_EXERCISE TASK:_
Word for word, give the material below again, minus any images.

_STORED ROWS:_

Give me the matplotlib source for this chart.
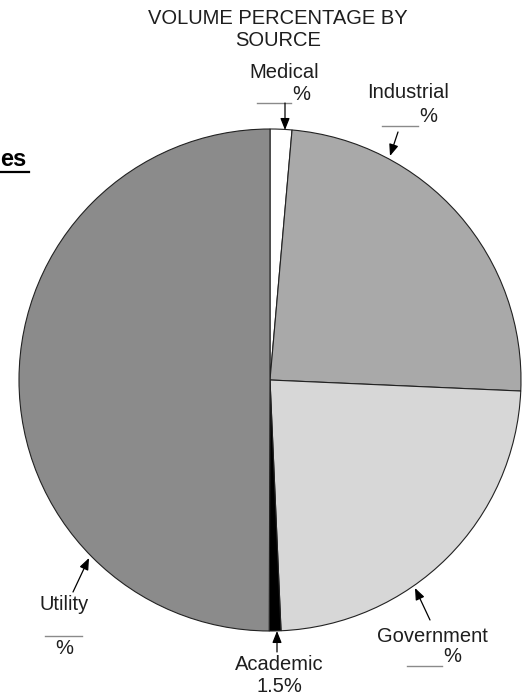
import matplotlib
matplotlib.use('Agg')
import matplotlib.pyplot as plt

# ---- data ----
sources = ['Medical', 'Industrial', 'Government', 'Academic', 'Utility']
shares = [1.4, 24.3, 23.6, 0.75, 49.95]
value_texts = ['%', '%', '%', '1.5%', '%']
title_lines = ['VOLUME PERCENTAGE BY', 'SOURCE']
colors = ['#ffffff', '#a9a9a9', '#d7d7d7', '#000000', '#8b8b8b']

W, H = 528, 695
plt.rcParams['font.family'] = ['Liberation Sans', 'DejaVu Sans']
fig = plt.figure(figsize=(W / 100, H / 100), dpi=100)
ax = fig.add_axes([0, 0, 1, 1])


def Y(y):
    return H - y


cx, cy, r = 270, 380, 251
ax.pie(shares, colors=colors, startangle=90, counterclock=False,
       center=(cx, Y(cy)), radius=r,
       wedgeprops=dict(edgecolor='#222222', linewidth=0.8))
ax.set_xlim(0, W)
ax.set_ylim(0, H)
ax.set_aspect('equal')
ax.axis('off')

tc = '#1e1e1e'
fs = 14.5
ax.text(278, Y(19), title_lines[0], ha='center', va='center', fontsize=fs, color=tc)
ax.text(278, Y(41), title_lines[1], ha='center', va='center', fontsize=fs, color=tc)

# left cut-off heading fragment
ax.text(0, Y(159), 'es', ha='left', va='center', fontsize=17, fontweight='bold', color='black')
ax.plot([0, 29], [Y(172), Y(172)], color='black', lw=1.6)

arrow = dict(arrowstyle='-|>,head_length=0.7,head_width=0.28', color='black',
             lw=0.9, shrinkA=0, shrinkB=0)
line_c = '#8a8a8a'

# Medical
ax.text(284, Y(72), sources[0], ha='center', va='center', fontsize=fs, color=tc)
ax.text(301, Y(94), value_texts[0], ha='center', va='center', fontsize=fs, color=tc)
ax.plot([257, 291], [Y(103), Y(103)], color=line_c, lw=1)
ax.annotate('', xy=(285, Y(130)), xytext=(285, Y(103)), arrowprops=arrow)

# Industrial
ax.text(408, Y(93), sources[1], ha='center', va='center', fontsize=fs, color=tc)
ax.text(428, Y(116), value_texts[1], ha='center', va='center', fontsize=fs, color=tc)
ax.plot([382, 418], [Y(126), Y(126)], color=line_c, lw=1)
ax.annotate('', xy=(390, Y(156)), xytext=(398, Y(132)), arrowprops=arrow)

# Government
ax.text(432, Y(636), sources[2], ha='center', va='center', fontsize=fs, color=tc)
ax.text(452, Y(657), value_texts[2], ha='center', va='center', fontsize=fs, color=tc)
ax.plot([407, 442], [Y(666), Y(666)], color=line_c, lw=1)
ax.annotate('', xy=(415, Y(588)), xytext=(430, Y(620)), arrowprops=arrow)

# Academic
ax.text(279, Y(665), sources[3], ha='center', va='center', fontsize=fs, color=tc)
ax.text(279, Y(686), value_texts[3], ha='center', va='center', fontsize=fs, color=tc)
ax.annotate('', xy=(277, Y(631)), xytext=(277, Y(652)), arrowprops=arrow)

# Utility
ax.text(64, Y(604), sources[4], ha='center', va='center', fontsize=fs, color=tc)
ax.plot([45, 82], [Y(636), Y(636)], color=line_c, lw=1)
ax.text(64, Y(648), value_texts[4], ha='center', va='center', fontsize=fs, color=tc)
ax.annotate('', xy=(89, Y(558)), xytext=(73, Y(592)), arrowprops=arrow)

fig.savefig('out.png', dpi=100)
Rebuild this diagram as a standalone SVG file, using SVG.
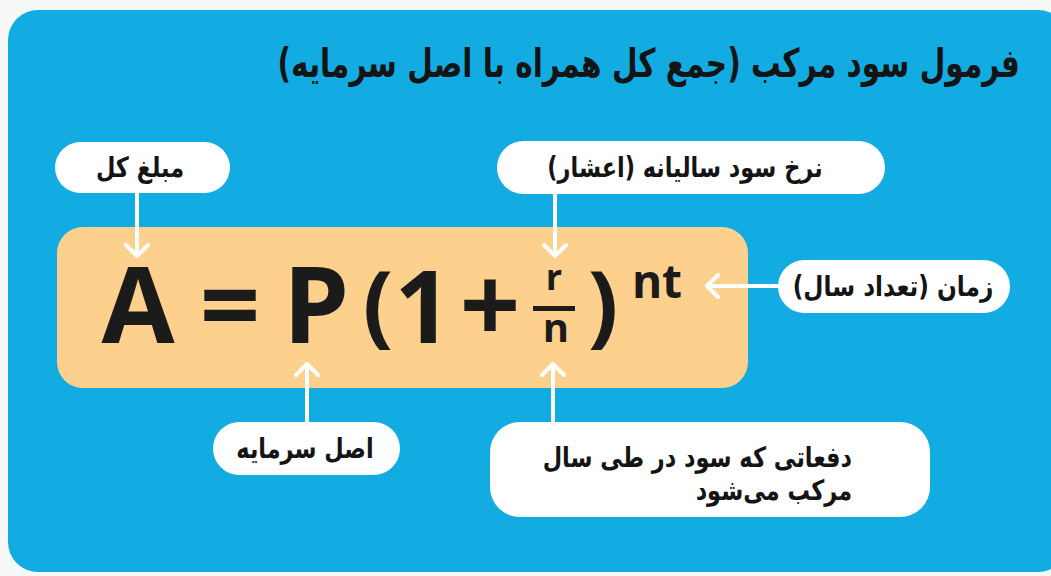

_OUTPUT FOR THIS TASK:_
Give me the matplotlib source for this chart.
import matplotlib
matplotlib.use('Agg')
import matplotlib.pyplot as plt

# ---- data ----
sources = ['Medical', 'Industrial', 'Government', 'Academic', 'Utility']
shares = [1.4, 24.3, 23.6, 0.75, 49.95]
value_texts = ['%', '%', '%', '1.5%', '%']
title_lines = ['VOLUME PERCENTAGE BY', 'SOURCE']
colors = ['#ffffff', '#a9a9a9', '#d7d7d7', '#000000', '#8b8b8b']

W, H = 528, 695
plt.rcParams['font.family'] = ['Liberation Sans', 'DejaVu Sans']
fig = plt.figure(figsize=(W / 100, H / 100), dpi=100)
ax = fig.add_axes([0, 0, 1, 1])


def Y(y):
    return H - y


cx, cy, r = 270, 380, 251
ax.pie(shares, colors=colors, startangle=90, counterclock=False,
       center=(cx, Y(cy)), radius=r,
       wedgeprops=dict(edgecolor='#222222', linewidth=0.8))
ax.set_xlim(0, W)
ax.set_ylim(0, H)
ax.set_aspect('equal')
ax.axis('off')

tc = '#1e1e1e'
fs = 14.5
ax.text(278, Y(19), title_lines[0], ha='center', va='center', fontsize=fs, color=tc)
ax.text(278, Y(41), title_lines[1], ha='center', va='center', fontsize=fs, color=tc)

# left cut-off heading fragment
ax.text(0, Y(159), 'es', ha='left', va='center', fontsize=17, fontweight='bold', color='black')
ax.plot([0, 29], [Y(172), Y(172)], color='black', lw=1.6)

arrow = dict(arrowstyle='-|>,head_length=0.7,head_width=0.28', color='black',
             lw=0.9, shrinkA=0, shrinkB=0)
line_c = '#8a8a8a'

# Medical
ax.text(284, Y(72), sources[0], ha='center', va='center', fontsize=fs, color=tc)
ax.text(301, Y(94), value_texts[0], ha='center', va='center', fontsize=fs, color=tc)
ax.plot([257, 291], [Y(103), Y(103)], color=line_c, lw=1)
ax.annotate('', xy=(285, Y(130)), xytext=(285, Y(103)), arrowprops=arrow)

# Industrial
ax.text(408, Y(93), sources[1], ha='center', va='center', fontsize=fs, color=tc)
ax.text(428, Y(116), value_texts[1], ha='center', va='center', fontsize=fs, color=tc)
ax.plot([382, 418], [Y(126), Y(126)], color=line_c, lw=1)
ax.annotate('', xy=(390, Y(156)), xytext=(398, Y(132)), arrowprops=arrow)

# Government
ax.text(432, Y(636), sources[2], ha='center', va='center', fontsize=fs, color=tc)
ax.text(452, Y(657), value_texts[2], ha='center', va='center', fontsize=fs, color=tc)
ax.plot([407, 442], [Y(666), Y(666)], color=line_c, lw=1)
ax.annotate('', xy=(415, Y(588)), xytext=(430, Y(620)), arrowprops=arrow)

# Academic
ax.text(279, Y(665), sources[3], ha='center', va='center', fontsize=fs, color=tc)
ax.text(279, Y(686), value_texts[3], ha='center', va='center', fontsize=fs, color=tc)
ax.annotate('', xy=(277, Y(631)), xytext=(277, Y(652)), arrowprops=arrow)

# Utility
ax.text(64, Y(604), sources[4], ha='center', va='center', fontsize=fs, color=tc)
ax.plot([45, 82], [Y(636), Y(636)], color=line_c, lw=1)
ax.text(64, Y(648), value_texts[4], ha='center', va='center', fontsize=fs, color=tc)
ax.annotate('', xy=(89, Y(558)), xytext=(73, Y(592)), arrowprops=arrow)

fig.savefig('out.png', dpi=100)
Rebuild this diagram as a standalone SVG file, using SVG.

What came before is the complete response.